The import process can be divided into two phases:
-
Scraping some data source for potential maps of interest. This is a task that cannot be generalized across multiple data sources.
-
Using the data obtained in the previous step to populate data into Macrostrat's database and object store. This task can be generalized to work across multiple data sources.
The scripts in the macrostrat.map_ingestion
package address the first of these two steps. Each script outputs a CSV file
that can be fed into macrostrat maps ingest-from-csv
, which addresses the
second of these two steps.
Each example below describes how to scrape a data source and produce a CSV
file for the macrostrat maps ingest-file
command.
The input CSV file here was provided by the CriticalMAAS program.
poetry run python3 macrostrat/map_ingestion/criticalmaas_09.py data/criticalmaas_09_all.csv
The resulting output is in data/criticalmaas_09.csv.
When running macrostrat maps ingest-from-csv
, the --filter ta1
option
can be used to attempt to exclude bounding boxes and map legends.
The input CSV file here was provided by the USGS and flags NGMDB products of interest to the CriticalMAAS program.

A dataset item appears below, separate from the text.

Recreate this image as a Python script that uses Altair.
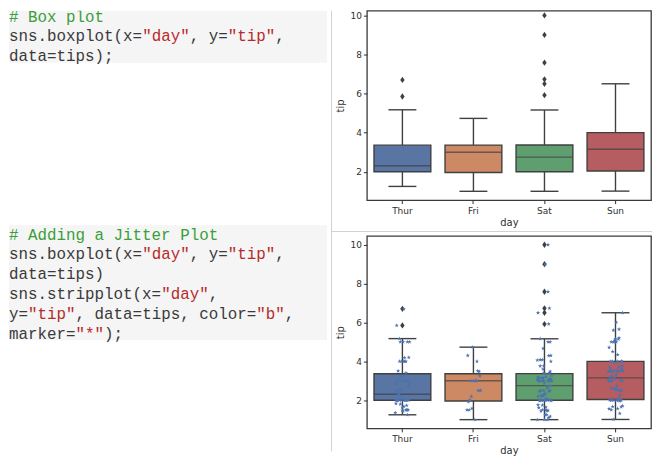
import altair as alt
import pandas as pd

# ---------------- data ----------------
days = ["Thur", "Fri", "Sat", "Sun"]

tips_thur = [4.00, 3.00, 2.71, 3.00, 3.40, 1.83, 5.00, 2.03, 5.17, 2.00, 4.00, 5.85, 3.00,
             1.50, 1.80, 2.92, 2.31, 1.68, 2.50, 2.00, 2.52, 4.20, 1.48,
             2.00, 2.00, 2.18, 1.50, 2.83, 1.50, 2.00, 3.25, 1.25, 2.00,
             2.00, 2.00, 2.75, 3.50, 6.70, 5.00, 5.00, 2.30, 1.50, 1.36,
             1.63, 1.73, 2.00,
             4.19, 2.56, 2.02, 4.00, 1.44, 2.00, 5.00, 2.00, 2.00, 4.00,
             2.01, 2.00, 2.50, 4.00, 3.23, 3.00]
tips_fri = [3.00, 3.50, 1.00, 4.30, 3.25, 4.73, 4.00, 1.50, 3.00, 1.50,
            2.50, 3.00, 2.20, 3.48, 1.92, 3.00, 1.58, 2.50, 2.00]
tips_sat = [3.35, 4.08, 2.75, 2.23, 7.58, 3.18, 2.34, 2.00, 2.00, 4.30,
            3.00, 1.45, 2.50, 3.00, 2.45, 3.27, 3.60, 2.00, 3.07, 2.31,
            5.00, 2.24,
            3.00, 1.50, 1.76, 6.73, 3.21, 2.00, 1.98, 3.76, 2.64, 3.15,
            2.47, 1.00, 2.01, 2.09, 1.97, 3.00, 3.14, 5.00, 2.20, 1.25, 3.08,
            2.50, 3.48, 4.08, 1.64, 4.06, 4.29, 3.76, 4.00, 3.00, 1.00,
            1.61, 2.00, 10.00, 3.16,
            3.41, 3.00, 2.03, 2.23, 2.00, 5.16, 9.00, 2.50, 6.50, 1.10,
            3.00, 1.50, 1.44, 3.09,
            3.00, 2.72, 2.88, 2.00, 3.00, 3.39, 1.47, 3.00, 1.25, 1.00,
            1.17, 4.67, 5.92, 2.00, 2.00, 1.75]
tips_sun = [1.01, 1.66, 3.50, 3.31, 3.61, 4.71, 2.00, 3.12, 1.96, 3.23,
            1.71, 5.00, 1.57, 3.00, 3.02, 3.92, 1.67, 3.71, 3.50,
            2.54, 3.06, 1.32, 5.60, 3.00, 5.00, 6.00, 2.05, 3.00, 2.50,
            2.60, 5.20, 1.56, 4.34, 3.51,
            4.00, 2.55, 4.00, 3.50, 5.07,
            2.50, 2.00, 2.74, 2.00, 2.00, 5.14, 5.00, 3.75, 2.61, 2.00,
            3.50, 2.50, 2.00, 2.00, 3.00, 3.48, 2.24, 4.50,
            5.15, 3.18, 4.00, 3.11, 2.00, 2.00, 4.00, 3.55, 3.68, 5.65,
            3.50, 6.50, 3.00, 5.00, 3.50, 2.00, 3.50, 4.00, 1.50]

# strip-plot jitter (hundredths of a category step)
jitter_thur = [3, -7, 9, -2, 5, -9, 1, 8, -4, 6,
               -1, -8, 4, 7, -3, 10, -6, 2, -10, 5,
               -5, 9, 0, -7, 3, -2, 8, -9, 6, -4,
               1, 7, -8, 4, -1, 9, -6, 2, -3, 10,
               -5, 5, -10, 0, 6, -7, 3, -2, 8, -4,
               1, -9, 7, -6, 4, 2, -8, 9, -3, 5,
               -1, 6]
jitter_fri = [-4, 6, 2, -8, 9, -1, 5, -6, 3, -9,
              7, 0, -3, 8, -7, 4, -2, 10, -5]
jitter_sat = [2, -6, 8, -3, 5, -9, 0, 7, -4, 9,
              -8, 3, -1, 6, -7, 10, -2, 4, -10, 1,
              8, -5, 5, -3, -9, 7, 2, -6, 9, -1,
              4, -8, 6, 0, -4, 3, -7, 10, -2, 5,
              -9, 1, 7, -5, 8, -3, 2, -10, 6, -6,
              9, -1, 4, -8, 0, 5, -4, 7, -7, 3,
              -2, 10, -6, 1, 8, -9, 6, -3, 2, -5,
              9, -8, 4, 0, -4, 7, -1, 5, -7, 3,
              -10, 8, -2, 6, -6, 1, -3]
jitter_sun = [-3, 8, -6, 1, 9, -9, 4, -2, 6, -5,
              10, -1, 3, -8, 7, 0, -4, 5, -7, 2,
              -10, 6, -3, 9, -6, 1, 4, -8, 8, -2,
              5, -9, 3, 7, -4, 0, -7, 10, -1, 6,
              -5, 2, 8, -8, 4, -3, 9, -6, 1, -10,
              7, -2, 5, -9, 3, 6, -4, 0, -7, 8,
              -1, 4, -6, 9, 2, -8, 5, -3, 10, -5,
              1, -9, 7, -2, 3, -6]

box_colors = ["#5975a4", "#cc8963", "#5f9e6e", "#b55d60"]
strip_color = "#4c72b0"

code_block_1 = [
    [("# Box plot", "comment")],
    [("sns.boxplot(x=", "code"), ('"day"', "str"), (", y=", "code"), ('"tip"', "str"), (",", "code")],
    [("data=tips);", "code")],
]
code_block_2 = [
    [("# Adding a Jitter Plot", "comment")],
    [("sns.boxplot(x=", "code"), ('"day"', "str"), (", y=", "code"), ('"tip"', "str"), (",", "code")],
    [("data=tips)", "code")],
    [("sns.stripplot(x=", "code"), ('"day"', "str"), (",", "code")],
    [("y=", "code"), ('"tip"', "str"), (", data=tips, color=", "code"), ('"b"', "str"), (",", "code")],
    [("marker=", "code"), ('"*"', "str"), (");", "code")],
]
code_blocks = [code_block_1, code_block_2]
code_first_lines = [0, 11]
token_kinds = ["comment", "code", "str"]
token_colors = ["#3a9e3a", "#3a3a3a", "#b52a2a"]

# ---------------- tables ----------------
tip_lists = [tips_thur, tips_fri, tips_sat, tips_sun]
jit_lists = [jitter_thur, jitter_fri, jitter_sat, jitter_sun]
rows = []
for d, tl, jl in zip(days, tip_lists, jit_lists):
    assert len(tl) == len(jl), (d, len(tl), len(jl))
    for t, j in zip(tl, jl):
        rows.append({"day": d, "tip": t, "jit": j / 100.0})
tips = pd.DataFrame(rows)

code_rows = []
for first, block in zip(code_first_lines, code_blocks):
    for i, segs in enumerate(block):
        col = 0
        for txt, kind in segs:
            s = txt.lstrip(" ")
            code_rows.append({"line": first + i, "col": col + len(txt) - len(s), "text": s, "kind": kind})
            col += len(txt)
code_df = pd.DataFrame(code_rows)
blocks_df = pd.DataFrame({"first": code_first_lines,
                          "last": [f + len(b) - 1 for f, b in zip(code_first_lines, code_blocks)]})
dummy = pd.DataFrame({"k": [0]})

GRID = "#d2d2d2"
EDGE = "#404040"
TXT = "#303030"
CODE_W, CODE_H = 324, 442
PW = 285
PH1, PH2 = 190, 193

# ---------------- code panel ----------------
xs = alt.Scale(domain=[0, 33.96], nice=False, zero=False)
ys = alt.Scale(domain=[-0.302, 21.932], reverse=True, nice=False, zero=False)

bg = alt.Chart(blocks_df).transform_calculate(
    y0="max(datum.first - 0.48, -0.3)", y1="datum.last + 0.33", x0="0", x1="33.44"
).mark_rect(color="#f5f5f5").encode(
    x=alt.X("x0:Q", scale=xs, axis=None), x2="x1:Q",
    y=alt.Y("y0:Q", scale=ys, axis=None), y2="y1:Q",
)
code_text = alt.Chart(code_df).mark_text(
    font="Liberation Mono", fontSize=15.9, align="left", baseline="middle", clip=True
).encode(
    x=alt.X("col:Q", scale=xs, axis=None),
    y=alt.Y("line:Q", scale=ys, axis=None),
    text="text:N",
    color=alt.Color("kind:N", scale=alt.Scale(domain=token_kinds, range=token_colors), legend=None),
)
div_rule = alt.Chart(dummy).mark_rule(color=GRID, strokeWidth=1).encode(
    x=alt.value(CODE_W - 0.5), y=alt.value(0), y2=alt.value(CODE_H))

code_panel = alt.layer(bg, code_text, div_rule).properties(
    width=CODE_W, height=CODE_H, view=alt.ViewBackground(stroke="transparent"))

# ---------------- box plots ----------------
diamond = "M0,-1L0.7,0L0,1L-0.7,0Z"
star = ("M0,-1L0.24,-0.31L0.95,-0.31L0.38,0.12L0.59,0.81L0,0.4"
        "L-0.59,0.81L-0.38,0.12L-0.95,-0.31L-0.24,-0.31Z")

X = alt.X("day:N", sort=days, scale=alt.Scale(domain=days, paddingInner=0, paddingOuter=0),
          axis=alt.Axis(labelAngle=0, domain=False, grid=False, tickSize=3.5, tickColor=TXT,
                        labelPadding=3, titlePadding=2, labelFontSize=9, titleFontSize=10,
                        titleFontWeight="normal", labelColor=TXT, titleColor=TXT,
                        labelFont="DejaVu Sans", titleFont="DejaVu Sans"),
          title="day")


def y_enc(top):
    return alt.Y("tip:Q", scale=alt.Scale(domain=[0.55, top], nice=False, zero=False),
                 axis=alt.Axis(values=[2, 4, 6, 8, 10], format="d", domain=False, grid=False,
                               tickSize=3.5, tickColor=TXT, labelPadding=2, titlePadding=5,
                               labelFontSize=9, titleFontSize=10, titleFontWeight="normal",
                               labelColor=TXT, titleColor=TXT,
                               labelFont="DejaVu Sans", titleFont="DejaVu Sans"),
                 title="tip")


def boxes(Y):
    return alt.Chart(tips).mark_boxplot(
        extent=1.5, size=57, outliers=False,
        box={"stroke": EDGE, "strokeWidth": 1.4},
        median={"color": EDGE, "thickness": 1.4},
        rule={"color": EDGE, "strokeWidth": 1.4},
        ticks={"color": EDGE, "size": 28, "thickness": 1.4},
    ).encode(
        x=X, y=Y,
        color=alt.Color("day:N", scale=alt.Scale(domain=days, range=box_colors), legend=None),
    )


def fliers(Y):
    return alt.Chart(tips).transform_joinaggregate(
        q1="q1(tip)", q3="q3(tip)", groupby=["day"]
    ).transform_filter(
        "datum.tip < datum.q1 - 1.5 * (datum.q3 - datum.q1) || "
        "datum.tip > datum.q3 + 1.5 * (datum.q3 - datum.q1)"
    ).mark_point(
        shape=diamond, filled=True, color=EDGE, size=40, opacity=1, strokeWidth=0
    ).encode(x=X, y=Y)


def strip(Y):
    return alt.Chart(tips).mark_point(
        shape=star, filled=True, size=20, color=strip_color, opacity=1, strokeWidth=0
    ).encode(
        x=X,
        xOffset=alt.XOffset("jit:Q", scale=alt.Scale(domain=[-0.5, 0.5])),
        y=Y,
    )


hdiv_rule = alt.Chart(dummy).mark_rule(color=GRID, strokeWidth=1).encode(
    y=alt.value(-4.5), x=alt.value(-36), x2=alt.value(PW + 1))

Y1 = y_enc(10.24)
Y2 = y_enc(10.45)
p1 = alt.layer(boxes(Y1), fliers(Y1)).properties(width=PW, height=PH1)
p2 = alt.layer(boxes(Y2), fliers(Y2), strip(Y2), hdiv_rule).properties(width=PW, height=PH2)

right_col = alt.vconcat(p1, p2, spacing=36, bounds="flush").resolve_scale(
    x="independent", y="independent", color="independent")

chart = alt.hconcat(code_panel, right_col, spacing=35, bounds="flush").resolve_scale(
    x="independent", y="independent", color="independent"
).properties(
    padding={"left": 0, "top": 0, "right": 0, "bottom": 0},
    background="white",
).configure_view(
    stroke="#3a3a3a", strokeWidth=1.3
)

chart.save("out.html", embed_options={"renderer": "svg", "actions": False})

poetry run python3 macrostrat/map_ingestion/ngmdb.py data/ngmdb_usgs_records_all.csv
The resulting output is in data/ngmdb.csv.
poetry run python3 macrostrat/map_ingestion/alaska.py
The resulting output is in data/alaska_all.csv. Several of these maps pose problems for Macrostrat's ingestion pipeline. Deleting the corresponding rows yields data/alaska.csv.
When running macrostrat maps ingest-from-csv
, the --filter alaska
option
can be used to attempt to parse additional metadata from the files contained
in each archive.
poetry run python3 macrostrat/map_ingestion/nevada.py
The resulting output is in data/nevada.csv.